CORRUPTION, PAUVRETÉ ET CONFISCATION DES RESSOURCES NATURELLES

 « Si, au final, le pape devait renoncer à aller en Centrafrique, il y enverrait le message qu’il n’y a plus d’espoir », met en garde un de ses collaborateurs. « Aller à Bangui malgré tout, c’est justement refuser le règne de la peur », renchérit le P. Yameogo. « On a besoin d’un tel signe très positif contre l’idée fausse d’un clash des religions », estime aussi Marco Impagliazzo, le président de Sant’Egidio, dont la communauté spécialisée dans la médiation des conflits est implantée en Centrafrique : « Je doute toutefois de la retombée internationale de ce voyage dans le monde musulman car la République centrafricaine ne représente pas un pays clé pour l’islam. Le retentissement pourra au moins être régional. » Mais le pape compte aussi interpeller le reste du monde par ce voyage sur d’autres thèmes liés aux violences que sont la corruption, la pauvreté et la confiscation des ressources naturelles de l’Afrique.

VISITE DANS UN BIDONVILLE DU KENYA

Jeudi 26 novembre, à Nairobi, au siège des agences des Nations unies pour l’environnement et l’habitat, il doit prononcer un grand discours, programmé à dessein à la veille du début de la COP21, la conférence sur le climat à Paris. Une intervention depuis le plus pauvre des continents pour rappeler, à la suite de l’encyclique Laudato si’, combien les luttes contre le réchauffement climatique et contre la misère sont inséparables.

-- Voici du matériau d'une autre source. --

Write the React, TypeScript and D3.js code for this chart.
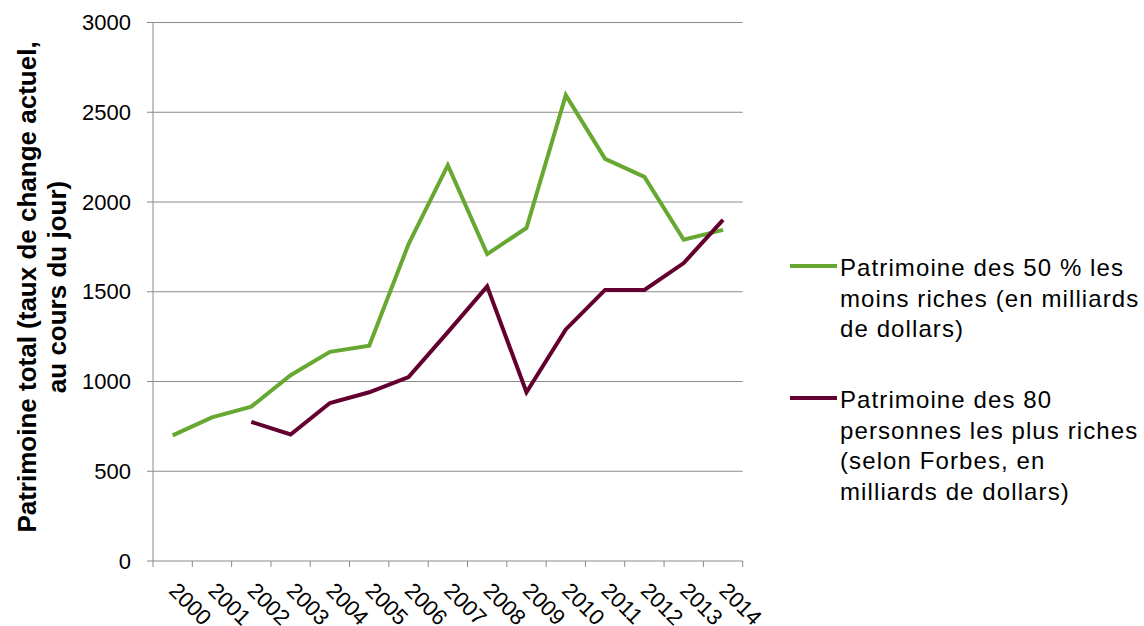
import React from "react";
import * as d3 from "d3";

const years = [
  "2000", "2001", "2002", "2003", "2004", "2005", "2006", "2007",
  "2008", "2009", "2010", "2011", "2012", "2013", "2014",
];
// bottom 50 % wealth (billions of dollars)
const poorest50 = [700, 800, 860, 1035, 1165, 1200, 1765, 2205, 1710, 1855, 2595, 2240, 2140, 1790, 1845];
// 80 richest people (Forbes)
const richest80 = [null, null, 775, 705, 880, 940, 1025, 1275, 1530, 940, 1290, 1510, 1510, 1660, 1900];
const yTicks = [0, 500, 1000, 1500, 2000, 2500, 3000];

const seriesNames = ["Patrimoine des 50 % les moins riches", "Patrimoine des 80 personnes les plus riches"];
const legendLines = [
  ["Patrimoine des 50 % les", "moins riches (en milliards", "de dollars)"],
  ["Patrimoine des 80", "personnes les plus riches", "(selon Forbes, en", "milliards de dollars)"],
];
const titleLines = ["Patrimoine total (taux de change actuel,", "au cours du jour)"];

const colors = ["#66a832", "#63002f"];
const gridColor = "#8a8a8a";
const font = "'Liberation Sans', Arial, sans-serif";

function App() {
  const left = 153;
  const right = 742.7;
  const top = 22.5;
  const bottom = 561;

  const x = d3.scaleBand().domain(years).range([left, right]);
  const y = d3.scaleLinear().domain([0, 3000]).range([bottom, top]);
  const bw = x.bandwidth();
  const cx = (yr: string) => (x(yr) as number) + bw / 2;

  const line = d3
    .line<number | null>()
    .defined((d) => d != null)
    .x((_, i) => cx(years[i]))
    .y((d) => y(d as number));

  const series = [poorest50, richest80];
  const boundaries = d3.range(years.length + 1).map((i) => left + i * bw);

  const legendTops = [276, 408];

  return (
    <svg
      width={1144}
      height={626}
      style={{ position: "absolute", left: 0, top: 0, background: "#fff" }}
      fontFamily={font}
    >
      {/* horizontal gridlines */}
      {yTicks.map((t) => (
        <g key={t}>
          <line x1={left - 6} x2={right} y1={y(t)} y2={y(t)} stroke={gridColor} strokeWidth={1} />
          <text x={131} y={y(t)} dy="0.35em" textAnchor="end" fontSize={22} fill="#000">
            {t}
          </text>
        </g>
      ))}
      {/* y axis */}
      <line x1={left} x2={left} y1={top} y2={bottom} stroke={gridColor} strokeWidth={1} />
      {/* x ticks */}
      {boundaries.map((bx, i) => (
        <line key={i} x1={bx} x2={bx} y1={bottom} y2={bottom + 6} stroke={gridColor} strokeWidth={1} />
      ))}
      {years.map((yr) => (
        <text
          key={yr}
          transform={`translate(${cx(yr) - 5},592) rotate(45)`}
          fontSize={22}
          fill="#000"
        >
          {yr}
        </text>
      ))}

      {/* y axis title */}
      {titleLines.map((t, i) => (
        <text
          key={i}
          transform={`translate(${36 + i * 30},287) rotate(-90)`}
          textAnchor="middle"
          fontSize={26}
          fontWeight="bold"
          fill="#000"
        >
          {t}
        </text>
      ))}

      {/* series */}
      {series.map((s, i) => (
        <path
          key={seriesNames[i]}
          d={line(s) as string}
          fill="none"
          stroke={colors[i]}
          strokeWidth={4}
          strokeLinejoin="miter"
        />
      ))}

      {/* legend */}
      {legendLines.map((lines, i) => (
        <g key={i}>
          <line
            x1={790}
            x2={837}
            y1={legendTops[i] - 10}
            y2={legendTops[i] - 10}
            stroke={colors[i]}
            strokeWidth={4}
          />
          {lines.map((l, j) => (
            <text
              key={j}
              x={840}
              y={legendTops[i] + j * 30.5}
              fontSize={24}
              letterSpacing={1.1}
              fill="#000"
            >
              {l}
            </text>
          ))}
        </g>
      ))}
    </svg>
  );
}

export default App;
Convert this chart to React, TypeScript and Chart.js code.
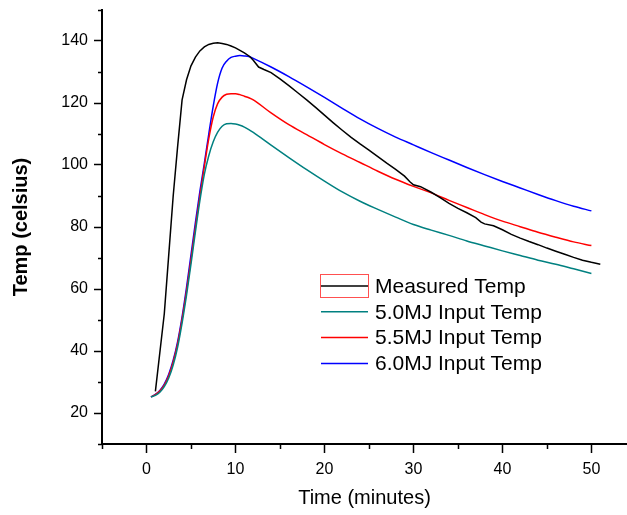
import React, { useEffect, useRef } from 'react';
import { Chart, registerables } from 'chart.js';

Chart.register(...registerables);

const FONT = '"Liberation Sans", Arial, Helvetica, sans-serif';

// Model run times (minutes)
const modelTimes = [
  0.5, 1, 1.5, 2, 2.5, 3, 3.5, 4, 4.5, 5, 5.5, 6, 6.5, 7, 7.5, 8, 8.5, 9, 9.5, 10, 10.5, 11, 11.5, 12,
  14, 16, 18, 20, 22, 24, 26, 28, 30, 32, 34, 36, 38, 40, 42, 44, 46, 48, 50,
];

const input50Temps = [
  25.2, 25.7, 26.7, 28.5, 31.3, 35.5, 41.3, 49.0, 58.0, 68.0, 78.5, 88.5, 97.0, 103.0, 107.5, 110.6, 112.5, 113.3, 113.4, 113.2, 112.8, 112.2, 111.4, 110.5,
  106.4, 102.4, 98.5, 94.8, 91.3, 88.3, 85.7, 83.2, 80.8, 79.0, 77.3, 75.5, 73.9, 72.3, 70.8, 69.3, 68.0, 66.5, 65.0,
];

const input55Temps = [
  25.2, 25.9, 27.1, 29.0, 32.0, 36.5, 42.3, 50.2, 59.3, 69.5, 80.0, 90.0, 99.5, 108.5, 115.5, 119.8, 121.9, 122.8, 123.0, 123.0, 122.7, 122.2, 121.7, 121.0,
  116.8, 113.0, 109.8, 106.6, 103.6, 100.8, 98.0, 95.4, 93.1, 91.0, 88.6, 86.3, 84.0, 81.9, 80.1, 78.3, 76.7, 75.2, 74.0,
];

const input60Temps = [
  25.2, 26.0, 27.3, 29.3, 32.5, 37.0, 43.0, 51.0, 60.5, 71.0, 81.5, 91.5, 100.5, 110.0, 119.0, 126.5, 131.3, 133.5, 134.7, 135.1, 135.3, 135.2, 135.0, 134.4,
  131.6, 128.5, 125.2, 121.8, 118.3, 114.9, 111.8, 109.0, 106.5, 104.0, 101.6, 99.2, 96.9, 94.7, 92.6, 90.5, 88.5, 86.7, 85.2,
];

// Measured data
const measuredTimes = [
  1, 2, 2.5, 3, 3.5, 4, 4.5, 5, 5.5, 6, 6.5, 7, 7.5, 8, 8.5, 9, 9.5, 10, 10.5, 11, 11.6, 12, 12.6, 13.2, 14, 15, 16, 17, 18, 19,
  20, 21, 22, 23, 24, 25, 26, 27, 28, 29, 29.6, 30, 30.8, 32, 33, 34, 35, 36, 37, 37.6, 38, 39, 40, 41, 42, 43, 44, 45, 46, 47,
  48, 49, 50, 51,
];

const measuredTemps = [
  27, 52, 71, 90, 106, 121, 127.5, 132, 134.8, 136.8, 138.1, 138.9, 139.3, 139.4, 139.2, 138.9, 138.4, 137.8, 137.0, 136.2, 135.0, 133.8, 131.6, 130.8, 129.8, 127.8, 125.6, 123.3, 121.0, 118.6,
  116.1, 113.6, 111.2, 108.9, 106.8, 104.8, 102.7, 100.6, 98.6, 96.4, 94.6, 93.6, 93.0, 91.2, 89.5, 87.6, 86.0, 84.6, 83.0, 81.6, 81.0, 80.4, 79.1, 77.6, 76.4, 75.3, 74.3, 73.2, 72.2, 71.2,
  70.2, 69.3, 68.6, 68.0,
];

const seriesLabels = ['Measured Temp', '5.0MJ Input Temp', '5.5MJ Input Temp', '6.0MJ Input Temp'];
const seriesColors = ['#000000', '#008080', '#ff0000', '#0000ff'];

const xTickValues = [0, 10, 20, 30, 40, 50];
const xMinorTickValues = [-5, 5, 15, 25, 35, 45, 55];
const yTickValues = [20, 40, 60, 80, 100, 120, 140];
const yMinorTickValues = [10, 30, 50, 70, 90, 110, 130, 150];

const toPoints = (xs: number[], ys: number[]) => xs.map((x, i) => ({ x, y: ys[i] }));

const minorTicksPlugin = {
  id: 'minorTicks',
  afterDraw(chart: any) {
    const { ctx, chartArea, scales } = chart;
    ctx.save();
    ctx.strokeStyle = '#000';
    ctx.lineWidth = 1.5;
    ctx.beginPath();
    const xs = scales.x;
    xMinorTickValues.forEach((v) => {
      if (v < xs.min || v > xs.max) return;
      const px = Math.round(xs.getPixelForValue(v)) + 0.5;
      ctx.moveTo(px, chartArea.bottom);
      ctx.lineTo(px, chartArea.bottom + 5);
    });
    const ys = scales.y;
    yMinorTickValues.forEach((v) => {
      if (v < ys.min || v > ys.max) return;
      const py = Math.round(ys.getPixelForValue(v)) + 0.5;
      ctx.moveTo(chartArea.left - 4, py);
      ctx.lineTo(chartArea.left, py);
    });
    ctx.stroke();
    ctx.restore();
  },
};

const insideLegendPlugin = {
  id: 'insideLegend',
  afterDraw(chart: any) {
    const { ctx, chartArea } = chart;
    const x0 = chartArea.left + 219;
    const y0 = chartArea.top + 276;
    const rowGap = 25.8;
    const lineLen = 47;
    ctx.save();
    ctx.font = `21px ${FONT}`;
    ctx.textBaseline = 'middle';
    ctx.textAlign = 'left';
    chart.data.datasets.forEach((ds: any, i: number) => {
      const y = y0 + i * rowGap;
      ctx.strokeStyle = ds.borderColor;
      ctx.lineWidth = 1.5;
      ctx.beginPath();
      ctx.moveTo(x0, y);
      ctx.lineTo(x0 + lineLen, y);
      ctx.stroke();
      ctx.fillStyle = '#000';
      ctx.fillText(ds.label, x0 + lineLen + 7, y + 1);
      if (i === 0) {
        ctx.strokeStyle = '#ff5050';
        ctx.lineWidth = 1;
        ctx.strokeRect(x0 - 0.5, y - 11.5, lineLen + 1, 23);
      }
    });
    ctx.restore();
  },
};

export default function App() {
  const canvasRef = useRef<HTMLCanvasElement | null>(null);

  useEffect(() => {
    if (!canvasRef.current) return;
    const chart = new Chart(canvasRef.current, {
      type: 'line',
      data: {
        datasets: [
          {
            label: seriesLabels[0],
            data: toPoints(measuredTimes, measuredTemps),
            borderColor: seriesColors[0],
            borderWidth: 1.5,
            tension: 0,
            pointRadius: 0,
          },
          {
            label: seriesLabels[1],
            data: toPoints(modelTimes, input50Temps),
            borderColor: seriesColors[1],
            borderWidth: 1.5,
            cubicInterpolationMode: 'monotone',
            pointRadius: 0,
          },
          {
            label: seriesLabels[2],
            data: toPoints(modelTimes, input55Temps),
            borderColor: seriesColors[2],
            borderWidth: 1.5,
            cubicInterpolationMode: 'monotone',
            pointRadius: 0,
          },
          {
            label: seriesLabels[3],
            data: toPoints(modelTimes, input60Temps),
            borderColor: seriesColors[3],
            borderWidth: 1.5,
            cubicInterpolationMode: 'monotone',
            pointRadius: 0,
          },
        ],
      },
      options: {
        animation: false,
        responsive: false,
        devicePixelRatio: 1,
        layout: { padding: { top: 10, right: 0, left: 0, bottom: 0 } },
        plugins: {
          legend: { display: false },
          tooltip: { enabled: false },
        },
        scales: {
          x: {
            type: 'linear',
            min: -5,
            max: 54,
            afterBuildTicks: (s: any) => {
              s.ticks = xTickValues.map((v) => ({ value: v }));
            },
            afterFit: (s: any) => {
              s.height = 71;
              s.paddingLeft = 0;
              s.paddingRight = 0;
            },
            ticks: {
              color: '#000',
              font: { family: FONT, size: 16 },
              padding: 7,
              maxRotation: 0,
              autoSkip: false,
            },
            grid: {
              drawOnChartArea: false,
              drawTicks: true,
              tickLength: 9,
              tickColor: '#000',
              tickWidth: 1.5,
            },
            border: { display: true, color: '#000', width: 2 },
            title: {
              display: true,
              text: 'Time (minutes)',
              color: '#000',
              font: { family: FONT, size: 20 },
              padding: { top: 4, bottom: 5 },
            },
          },
          y: {
            type: 'linear',
            min: 10,
            max: 150,
            afterBuildTicks: (s: any) => {
              s.ticks = yTickValues.map((v) => ({ value: v }));
            },
            afterFit: (s: any) => {
              s.width = 102;
              s.paddingTop = 0;
              s.paddingBottom = 0;
            },
            ticks: {
              color: '#000',
              font: { family: FONT, size: 16 },
              padding: 6,
              autoSkip: false,
            },
            grid: {
              drawOnChartArea: false,
              drawTicks: true,
              tickLength: 8,
              tickColor: '#000',
              tickWidth: 1.5,
            },
            border: { display: true, color: '#000', width: 2 },
            title: {
              display: true,
              text: 'Temp (celsius)',
              color: '#000',
              font: { family: FONT, size: 20, weight: 'bold' },
              padding: { top: 9, bottom: 0 },
            },
          },
        },
      },
      plugins: [minorTicksPlugin, insideLegendPlugin],
    });
    return () => chart.destroy();
  }, []);

  return (
    <div style={{ position: 'absolute', left: 0, top: 0, width: 627, height: 515, background: '#fff' }}>
      <canvas ref={canvasRef} width={627} height={515} style={{ display: 'block' }} />
    </div>
  );
}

Sa visite, vendredi 27 novembre, dans un bidonville de la mégapole kényane sera une autre manière de remonter à la racine des conflits. Et de faire valoir aussi l’œuvre caritative de l’Église catholique sur le continent. Ce pape qui, dès le début de son pontificat, a mis en garde son Église contre la tentation de ne devenir qu’« une ONG », devrait appuyer les évêques africains dans leur résistance à la « colonisation idéologique ».

Celle qu’exercent, selon eux, les organisations internationales, qui feraient dépendre leur aide au développement à des changements législatifs jugés contraires aux traditions africaines. Mais, par ailleurs, la parole du pape sera aussi guettée en Ouganda, où une loi, promulguée l’an dernier, renforce la pénalisation de l’homosexualité.

ENTRETIENS À HUIS CLOS AVEC LES ÉVÊQUES DANS CHAQUE PAYS

Devant tout ce qui génère tensions et violences, le pape François devrait surtout inviter l’Église en Afrique à agir plus encore, selon sa fameuse expression, « comme un hôpital de campagne après la bataille ». Cette vocation samaritaine, il aura l’occasion de la rappeler lors de ses entretiens à huis clos avec les évêques dans chaque pays. « Il devrait les inviter à être moins cléricaux et à s’ouvrir aux laïcs », estime Marco Impagliazzo, rappelant que les 22 martyrs ougandais, ces premiers martyrs chrétiens d’Afrique de l’ère moderne au sanctuaire desquels le pape se rendra samedi 28 novembre, « étaient tous laïcs ». Une dimension à faire valoir dans ce voyage sur un continent d’avenir pour l’Église, où le nombre de catholiques pourrait plus que doubler d’ici à 2040.